Data supplied:
────────

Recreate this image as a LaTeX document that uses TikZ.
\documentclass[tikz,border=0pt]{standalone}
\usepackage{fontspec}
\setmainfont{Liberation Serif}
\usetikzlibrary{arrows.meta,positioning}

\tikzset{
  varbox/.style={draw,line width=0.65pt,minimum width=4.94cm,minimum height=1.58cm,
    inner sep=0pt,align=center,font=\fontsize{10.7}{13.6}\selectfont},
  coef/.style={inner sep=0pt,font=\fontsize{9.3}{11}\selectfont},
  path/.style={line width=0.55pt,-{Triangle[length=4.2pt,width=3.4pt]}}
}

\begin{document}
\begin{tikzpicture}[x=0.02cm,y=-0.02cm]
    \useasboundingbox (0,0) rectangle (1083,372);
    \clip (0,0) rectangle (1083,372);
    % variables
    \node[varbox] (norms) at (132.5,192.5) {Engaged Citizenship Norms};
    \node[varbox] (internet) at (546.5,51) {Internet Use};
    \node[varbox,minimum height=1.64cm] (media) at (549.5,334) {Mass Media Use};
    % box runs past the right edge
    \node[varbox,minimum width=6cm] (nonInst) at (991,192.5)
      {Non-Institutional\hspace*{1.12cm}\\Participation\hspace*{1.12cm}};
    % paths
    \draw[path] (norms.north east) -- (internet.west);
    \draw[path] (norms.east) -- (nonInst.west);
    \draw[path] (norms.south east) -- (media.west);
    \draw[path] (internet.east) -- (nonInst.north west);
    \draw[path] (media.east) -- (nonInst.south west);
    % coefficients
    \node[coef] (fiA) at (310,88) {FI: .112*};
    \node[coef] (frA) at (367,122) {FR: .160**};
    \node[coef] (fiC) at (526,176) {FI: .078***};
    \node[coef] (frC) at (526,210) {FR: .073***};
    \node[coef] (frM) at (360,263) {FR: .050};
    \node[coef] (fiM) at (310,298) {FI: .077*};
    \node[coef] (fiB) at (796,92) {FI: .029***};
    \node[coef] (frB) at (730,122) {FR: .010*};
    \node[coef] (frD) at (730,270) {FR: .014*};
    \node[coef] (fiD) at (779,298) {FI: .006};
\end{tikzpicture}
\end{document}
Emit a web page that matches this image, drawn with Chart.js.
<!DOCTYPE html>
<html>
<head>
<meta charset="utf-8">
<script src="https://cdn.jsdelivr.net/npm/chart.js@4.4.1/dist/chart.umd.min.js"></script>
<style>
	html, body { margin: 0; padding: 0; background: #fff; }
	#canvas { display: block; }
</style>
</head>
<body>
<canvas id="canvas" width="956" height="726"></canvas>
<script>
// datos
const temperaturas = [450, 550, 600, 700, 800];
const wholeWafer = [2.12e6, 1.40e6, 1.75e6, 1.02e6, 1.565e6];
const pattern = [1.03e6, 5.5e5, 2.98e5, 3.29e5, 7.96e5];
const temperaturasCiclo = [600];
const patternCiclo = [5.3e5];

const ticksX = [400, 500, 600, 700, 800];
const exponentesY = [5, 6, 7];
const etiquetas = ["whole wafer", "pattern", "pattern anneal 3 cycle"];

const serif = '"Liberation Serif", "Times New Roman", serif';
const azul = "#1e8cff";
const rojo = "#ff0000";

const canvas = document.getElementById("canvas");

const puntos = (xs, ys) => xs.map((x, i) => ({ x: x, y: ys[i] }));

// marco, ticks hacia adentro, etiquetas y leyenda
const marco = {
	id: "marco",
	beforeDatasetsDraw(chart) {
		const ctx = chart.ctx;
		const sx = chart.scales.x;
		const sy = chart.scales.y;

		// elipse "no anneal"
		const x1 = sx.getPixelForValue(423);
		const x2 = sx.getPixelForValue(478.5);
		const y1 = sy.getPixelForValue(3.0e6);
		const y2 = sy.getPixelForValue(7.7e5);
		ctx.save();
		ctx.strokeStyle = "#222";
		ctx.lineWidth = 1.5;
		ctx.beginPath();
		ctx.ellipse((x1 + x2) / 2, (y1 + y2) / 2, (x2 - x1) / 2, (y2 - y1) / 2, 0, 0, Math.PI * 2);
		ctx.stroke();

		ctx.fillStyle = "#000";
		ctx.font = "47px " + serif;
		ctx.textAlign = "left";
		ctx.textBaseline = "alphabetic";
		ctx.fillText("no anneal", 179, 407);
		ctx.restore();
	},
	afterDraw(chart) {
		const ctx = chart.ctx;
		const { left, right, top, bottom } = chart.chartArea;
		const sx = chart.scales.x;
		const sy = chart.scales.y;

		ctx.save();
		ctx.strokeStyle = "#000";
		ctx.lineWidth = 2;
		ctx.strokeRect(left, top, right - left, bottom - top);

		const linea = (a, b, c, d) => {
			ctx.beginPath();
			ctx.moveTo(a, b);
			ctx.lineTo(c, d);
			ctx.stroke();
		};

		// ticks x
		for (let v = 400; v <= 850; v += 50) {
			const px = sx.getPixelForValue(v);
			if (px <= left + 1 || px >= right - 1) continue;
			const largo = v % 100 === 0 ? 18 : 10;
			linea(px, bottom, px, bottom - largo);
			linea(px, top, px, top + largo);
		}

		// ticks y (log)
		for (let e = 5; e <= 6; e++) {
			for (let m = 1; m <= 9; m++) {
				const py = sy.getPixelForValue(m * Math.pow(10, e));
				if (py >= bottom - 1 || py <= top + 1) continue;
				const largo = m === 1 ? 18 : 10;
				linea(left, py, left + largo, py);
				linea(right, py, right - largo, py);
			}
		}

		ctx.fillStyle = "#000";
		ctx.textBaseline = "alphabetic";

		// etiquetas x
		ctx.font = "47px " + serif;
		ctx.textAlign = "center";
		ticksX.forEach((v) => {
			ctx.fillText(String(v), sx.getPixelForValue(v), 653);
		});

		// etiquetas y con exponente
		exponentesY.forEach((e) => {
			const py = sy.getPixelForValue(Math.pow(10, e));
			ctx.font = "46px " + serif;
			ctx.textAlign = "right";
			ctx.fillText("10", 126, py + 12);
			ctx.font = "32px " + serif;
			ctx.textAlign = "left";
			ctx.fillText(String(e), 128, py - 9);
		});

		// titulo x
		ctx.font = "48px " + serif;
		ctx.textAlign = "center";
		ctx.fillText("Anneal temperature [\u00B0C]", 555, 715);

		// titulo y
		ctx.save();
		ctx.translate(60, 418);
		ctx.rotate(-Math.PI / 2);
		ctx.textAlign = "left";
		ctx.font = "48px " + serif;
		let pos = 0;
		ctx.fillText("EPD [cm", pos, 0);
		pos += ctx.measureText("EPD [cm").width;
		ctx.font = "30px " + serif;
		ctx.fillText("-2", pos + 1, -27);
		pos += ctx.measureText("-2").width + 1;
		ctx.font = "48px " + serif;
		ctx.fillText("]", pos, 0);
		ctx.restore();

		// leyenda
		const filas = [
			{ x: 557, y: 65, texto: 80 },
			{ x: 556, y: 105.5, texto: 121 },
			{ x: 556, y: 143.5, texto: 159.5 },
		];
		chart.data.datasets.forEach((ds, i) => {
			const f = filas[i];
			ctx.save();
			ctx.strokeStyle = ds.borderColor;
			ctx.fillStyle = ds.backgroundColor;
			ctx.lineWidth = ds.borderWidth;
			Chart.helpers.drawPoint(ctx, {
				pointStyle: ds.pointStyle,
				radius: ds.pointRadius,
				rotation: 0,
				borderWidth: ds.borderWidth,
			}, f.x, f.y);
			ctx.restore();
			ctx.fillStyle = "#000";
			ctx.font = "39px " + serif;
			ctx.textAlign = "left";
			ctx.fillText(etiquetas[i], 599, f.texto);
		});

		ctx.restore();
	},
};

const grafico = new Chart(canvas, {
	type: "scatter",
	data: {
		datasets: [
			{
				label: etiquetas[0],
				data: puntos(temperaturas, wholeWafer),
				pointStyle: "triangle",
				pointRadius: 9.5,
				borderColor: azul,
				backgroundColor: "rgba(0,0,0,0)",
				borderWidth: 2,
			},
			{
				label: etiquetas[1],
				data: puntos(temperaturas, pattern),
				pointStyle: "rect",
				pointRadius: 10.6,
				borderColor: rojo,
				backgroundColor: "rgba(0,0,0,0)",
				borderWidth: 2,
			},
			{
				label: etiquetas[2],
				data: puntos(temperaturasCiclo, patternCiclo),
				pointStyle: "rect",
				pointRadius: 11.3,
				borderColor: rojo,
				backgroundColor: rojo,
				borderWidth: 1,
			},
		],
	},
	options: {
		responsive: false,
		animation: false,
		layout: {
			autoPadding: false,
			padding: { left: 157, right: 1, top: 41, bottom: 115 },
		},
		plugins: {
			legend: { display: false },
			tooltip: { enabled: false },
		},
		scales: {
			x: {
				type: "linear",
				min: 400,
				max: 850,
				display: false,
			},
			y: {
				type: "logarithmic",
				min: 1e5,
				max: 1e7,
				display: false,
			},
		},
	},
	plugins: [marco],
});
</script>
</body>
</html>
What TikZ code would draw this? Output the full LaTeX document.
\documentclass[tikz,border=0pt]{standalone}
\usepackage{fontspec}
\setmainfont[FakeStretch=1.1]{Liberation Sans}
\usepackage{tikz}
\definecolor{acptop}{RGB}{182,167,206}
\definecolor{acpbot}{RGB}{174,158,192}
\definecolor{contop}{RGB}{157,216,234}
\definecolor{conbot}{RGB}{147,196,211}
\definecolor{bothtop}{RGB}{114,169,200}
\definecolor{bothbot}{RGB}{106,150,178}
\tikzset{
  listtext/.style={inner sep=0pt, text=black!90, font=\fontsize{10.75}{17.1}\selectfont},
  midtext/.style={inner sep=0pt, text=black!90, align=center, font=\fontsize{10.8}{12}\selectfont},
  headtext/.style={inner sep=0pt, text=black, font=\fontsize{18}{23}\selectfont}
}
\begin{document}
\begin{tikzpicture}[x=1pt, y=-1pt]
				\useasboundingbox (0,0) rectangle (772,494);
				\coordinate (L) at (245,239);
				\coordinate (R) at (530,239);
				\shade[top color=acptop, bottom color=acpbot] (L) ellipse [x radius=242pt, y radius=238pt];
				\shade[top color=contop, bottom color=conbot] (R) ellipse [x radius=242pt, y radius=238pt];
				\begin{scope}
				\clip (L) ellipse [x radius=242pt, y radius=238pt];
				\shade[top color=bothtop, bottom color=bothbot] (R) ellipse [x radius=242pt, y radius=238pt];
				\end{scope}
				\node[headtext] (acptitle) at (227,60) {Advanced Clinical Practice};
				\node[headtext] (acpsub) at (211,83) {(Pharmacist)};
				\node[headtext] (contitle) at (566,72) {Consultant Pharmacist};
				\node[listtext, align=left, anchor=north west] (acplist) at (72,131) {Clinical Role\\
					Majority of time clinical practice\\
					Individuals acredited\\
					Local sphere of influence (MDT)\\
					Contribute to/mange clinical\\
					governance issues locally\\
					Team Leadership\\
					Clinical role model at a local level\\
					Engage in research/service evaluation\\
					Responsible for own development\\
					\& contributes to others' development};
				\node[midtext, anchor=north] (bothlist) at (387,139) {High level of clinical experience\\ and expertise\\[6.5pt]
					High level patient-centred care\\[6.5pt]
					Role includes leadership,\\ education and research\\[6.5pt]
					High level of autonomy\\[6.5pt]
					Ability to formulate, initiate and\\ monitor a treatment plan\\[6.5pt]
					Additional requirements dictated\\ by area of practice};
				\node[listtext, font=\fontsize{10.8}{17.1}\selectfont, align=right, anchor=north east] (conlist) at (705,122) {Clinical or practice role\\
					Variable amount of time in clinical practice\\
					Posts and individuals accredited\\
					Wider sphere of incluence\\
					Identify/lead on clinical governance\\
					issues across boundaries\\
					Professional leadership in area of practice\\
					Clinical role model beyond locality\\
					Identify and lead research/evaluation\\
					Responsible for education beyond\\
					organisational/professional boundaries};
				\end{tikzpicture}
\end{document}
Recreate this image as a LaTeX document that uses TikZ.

────────

From the entries above, collect every line with the string "this" in it.

Recreate this image as a LaTeX document that uses TikZ.
Emit a web page that matches this image, drawn with Chart.js.
What TikZ code would draw this? Output the full LaTeX document.
Recreate this image as a LaTeX document that uses TikZ.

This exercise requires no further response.